Elk Hill in Spring

I was feeling grateful on a recent spring morning as I walked through the forest on Elk Hill. I could barely make out the “scar” in the understory where we rolled off Ivy a decade ago. Oregon Grape and Sword Fern had recovered, and early forbs were out in force — Bleeding Heart, Starflower, Tiarella, Claytonia, and a few Trillium. It seemed like the years of restoration work had all been worth it.

Bleeding Heart and Trillium fill a gap between Sword Fern and Oregon Grape

It didn’t happen overnight. The work on Elk Hill began in 2007 when Kerry Marl, an ex-Forterra AmeriCorps intern, brought her skills to Everett and convinced the City to open up a section of Forest Park for restoration by volunteers. In the next five years the “Stewards of Forest Park” held over 30 work parties on Elk Hill, logging about 600 hours before Kerry left town for a full-time teaching job. Since then, I have logged another 500 hours on Elk Hill working solo. In 2013 The City of Everett joined Forterra’s Green Cities program and began hosting work parties all over Forest Park including another 100 hours on Elk Hill.

Map of Elk Hill

What have 15 years and 1200 hours achieved? In the 3 acres of forest canopy on Elk Hill, Ivy coverage has gone from over 75% to less than 5%. Holly, Laurel, and Himalayan Blackberry are mostly gone. Keeping up with the scattered Nipplewort, Wall Lettuce, Herb Robert and other re-emerging invasives in the areas under canopy has been taking about 20 hours per year. However, another 40+ hours per year has been needed to control the profusion of herbaceous weeds growing in the ½ acre of “bad edges” spread along ½ mile of forest perimeter. Without this ongoing maintenance, the progress on Elk Hill would gradually have been lost, and in another 15 years Elk Hill might look much like it did when we began in 2007.

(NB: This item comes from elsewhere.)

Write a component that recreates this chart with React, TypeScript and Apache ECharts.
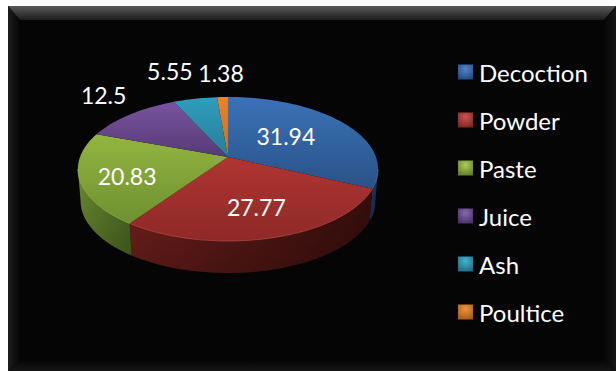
import React, { useEffect, useRef } from "react";
import * as echarts from "echarts";

const categories = ["Decoction", "Powder", "Paste", "Juice", "Ash", "Poultice"];
const values = [31.94, 27.77, 20.83, 12.5, 5.55, 1.38];

// Top-face gradient stops per slice: [upper, lower]
const topColors = [
  ["#3a72b8", "#2a5287"],
  ["#b03532", "#8e2927"],
  ["#92b540", "#6f9030"],
  ["#7a53a0", "#553b75"],
  ["#2f9dbd", "#287e98"],
  ["#ee8124", "#cf6d1a"],
];
// Side-wall gradient stops per slice: [left, right]
const wallColors = [
  ["#1c3c66", "#16304f"],
  ["#701f1c", "#360e0c"],
  ["#6b8a30", "#4d6a22"],
  ["#3f2c57", "#3f2c57"],
  ["#1e5f73", "#1e5f73"],
  ["#a05414", "#a05414"],
];
// Legend swatch stops: [glow, edge]
const legendColors = [
  ["#4f86cc", "#234a7c"],
  ["#d0524f", "#7c2523"],
  ["#a9cc58", "#5f7d2a"],
  ["#8a66b2", "#47316a"],
  ["#42b4d2", "#1f6a80"],
  ["#f0933c", "#a85a16"],
];
const rimColors = ["#4a7fc0", "#c65450", "#a4c455", "#8a68ae", "#4ab0cc", "#f09a48"];

// Label placement: radial factor from the apex along the slice's mid-angle, plus a small offset
const labelRadial = [0.51, 0.62, 0.69, 1.26, 1.42, 1.32];
const labelShiftX = [-3, 2, 0, -4, -14, 0];
const labelShiftY = [-3, 3, 4, -10, -8, -8];

// Projected disc geometry
const APEX_X = 228;
const APEX_Y = 157;
const SCALE_X = 148;
const SCALE_Y = 70;
const TILT = 1 / 6;
const DEPTH = 32;
const BOTTOM_SHRINK = 0.982;

const total = values.reduce((a, b) => a + b, 0);

function project(deg: number, f = 1): [number, number] {
  const t = (deg * Math.PI) / 180;
  const u = Math.sin(t) * f;
  const v = -Math.cos(t) * f;
  const d = 1 - TILT * v;
  return [APEX_X + (SCALE_X * u) / d, APEX_Y + (SCALE_Y * v) / d];
}

function arc(from: number, to: number): [number, number][] {
  const n = Math.max(2, Math.ceil((to - from) / 2));
  const out: [number, number][] = [];
  for (let i = 0; i <= n; i++) out.push(project(from + ((to - from) * i) / n));
  return out;
}

// The wall is only seen between the disc's two widest points
const WALL_FROM = (Math.acos(-TILT) * 180) / Math.PI;
const WALL_TO = 360 - WALL_FROM;

function sliceRender(index: number) {
  return () => {
    const start = (values.slice(0, index).reduce((a, b) => a + b, 0) / total) * 360;
    const end = start + (values[index] / total) * 360;
    const mid = (start + end) / 2;
    const children: any[] = [];

    const wallStart = Math.max(start, WALL_FROM);
    const wallEnd = Math.min(end, WALL_TO);
    if (wallEnd > wallStart) {
      const rim = arc(wallStart, wallEnd);
      const lower = rim
        .map(([x, y]) => [APEX_X + (x - APEX_X) * BOTTOM_SHRINK, y + DEPTH] as [number, number])
        .reverse();
      children.push({
        type: "polygon",
        shape: { points: [...rim, ...lower] },
        style: {
          fill: new echarts.graphic.LinearGradient(0, 0, 1, 0, [
            { offset: 0, color: wallColors[index][0] },
            { offset: 1, color: wallColors[index][1] },
          ]),
        },
      });
      // Darkening toward the bottom edge of the wall
      children.push({
        type: "polygon",
        shape: { points: [...rim, ...lower] },
        style: {
          fill: new echarts.graphic.LinearGradient(0, 0, 0, 1, [
            { offset: 0, color: "rgba(0,0,0,0)" },
            { offset: 1, color: "rgba(0,0,0,0.22)" },
          ]),
        },
      });
    }

    children.push({
      type: "polygon",
      shape: { points: [[APEX_X, APEX_Y], ...arc(start, end)] },
      style: {
        fill: new echarts.graphic.LinearGradient(0, 0, 0, 1, [
          { offset: 0, color: topColors[index][0] },
          { offset: 1, color: topColors[index][1] },
        ]),
      },
    });

    if (wallEnd > wallStart) {
      children.push({
        type: "polyline",
        shape: { points: arc(wallStart, wallEnd) },
        style: { stroke: rimColors[index], lineWidth: 1, fill: "none", opacity: 0.6 },
      });
    }

    const [lx, ly] = project(mid, labelRadial[index]);
    children.push({
      type: "text",
      z2: 50,
      style: {
        x: lx + labelShiftX[index],
        y: ly + labelShiftY[index],
        text: String(values[index]),
        fill: "#ffffff",
        font: '23px Lato, "Open Sans", sans-serif',
        textAlign: "center",
        textVerticalAlign: "middle",
      },
    });
    return { type: "group", children };
  };
}

export default function App() {
  const ref = useRef<HTMLDivElement>(null);
  useEffect(() => {
    document.body.style.margin = "0";
    document.body.style.background = "#ffffff";
    const chart = echarts.init(ref.current!, undefined, { renderer: "svg" });
    chart.setOption({
      animation: false,
      backgroundColor: "#ffffff",
      graphic: {
        elements: [
          { type: "rect", z: -10, shape: { x: 8, y: 6, width: 608, height: 365 }, style: { fill: "#050505" } },
          {
            type: "polygon",
            z: -9,
            shape: { points: [[8, 6], [616, 6], [604, 20], [20, 20]] },
            style: {
              fill: new echarts.graphic.LinearGradient(0, 0, 0, 1, [
                { offset: 0, color: "#5a5a5a" },
                { offset: 1, color: "#1c1c1c" },
              ]),
            },
          },
          {
            type: "polygon",
            z: -9,
            shape: { points: [[8, 6], [20, 20], [20, 360], [8, 371]] },
            style: {
              fill: new echarts.graphic.LinearGradient(0, 0, 1, 0, [
                { offset: 0, color: "#1e1e1e" },
                { offset: 1, color: "#050505" },
              ]),
            },
          },
          {
            type: "polygon",
            z: -9,
            shape: { points: [[20, 360], [604, 360], [616, 371], [8, 371]] },
            style: {
              fill: new echarts.graphic.LinearGradient(0, 0, 0, 1, [
                { offset: 0, color: "#050505" },
                { offset: 1, color: "#161616" },
              ]),
            },
          },
          {
            type: "polygon",
            z: -9,
            shape: { points: [[604, 20], [616, 6], [616, 371], [604, 360]] },
            style: {
              fill: new echarts.graphic.LinearGradient(0, 0, 1, 0, [
                { offset: 0, color: "#050505" },
                { offset: 1, color: "#161616" },
              ]),
            },
          },
        ],
      },
      legend: {
        orient: "vertical",
        left: 453,
        top: 55,
        itemWidth: 15,
        itemHeight: 15,
        itemGap: 24,
        icon: "rect",
        data: categories,
        selectedMode: false,
        textStyle: {
          color: "#ffffff",
          fontFamily: 'Lato, "Open Sans", sans-serif',
          fontSize: 24,
          lineHeight: 24,
          padding: [0, 0, 0, 1],
        },
      },
      series: categories.map((name, i) => ({
        type: "custom",
        name,
        coordinateSystem: "none",
        silent: true,
        itemStyle: {
          color: new echarts.graphic.RadialGradient(0.5, 0.3, 0.75, [
            { offset: 0, color: legendColors[i][0] },
            { offset: 1, color: legendColors[i][1] },
          ]),
        },
        data: [[values[i]]],
        renderItem: sliceRender(i),
      })),
    });
    return () => chart.dispose();
  }, []);
  return <div ref={ref} style={{ width: 616, height: 371 }} />;
}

When we rolled the Ivy off the slope, we had been careful not to uproot the Oregon Grape and Sword Fern that had survived years amidst the invasive vines. Those evergreen perennials are doing fine, but it has taken a decade for them to begin spreading into gaps in the understory. Their pace has been too slow for my brain to perceive, advancing in forest time, not people time. The forbs are another story. I have clearly witnessed their steady advance one year to the next, filling in “barren” areas of brown duff with hundreds of volunteers. Under the forest canopy on Elk Hill, natural regeneration has far exceeded any progress that “planting, mulching, and watering” could have achieved. Recognizing this awesome power of nature compounds my unqualified appreciation of the fresh, green forbs of spring.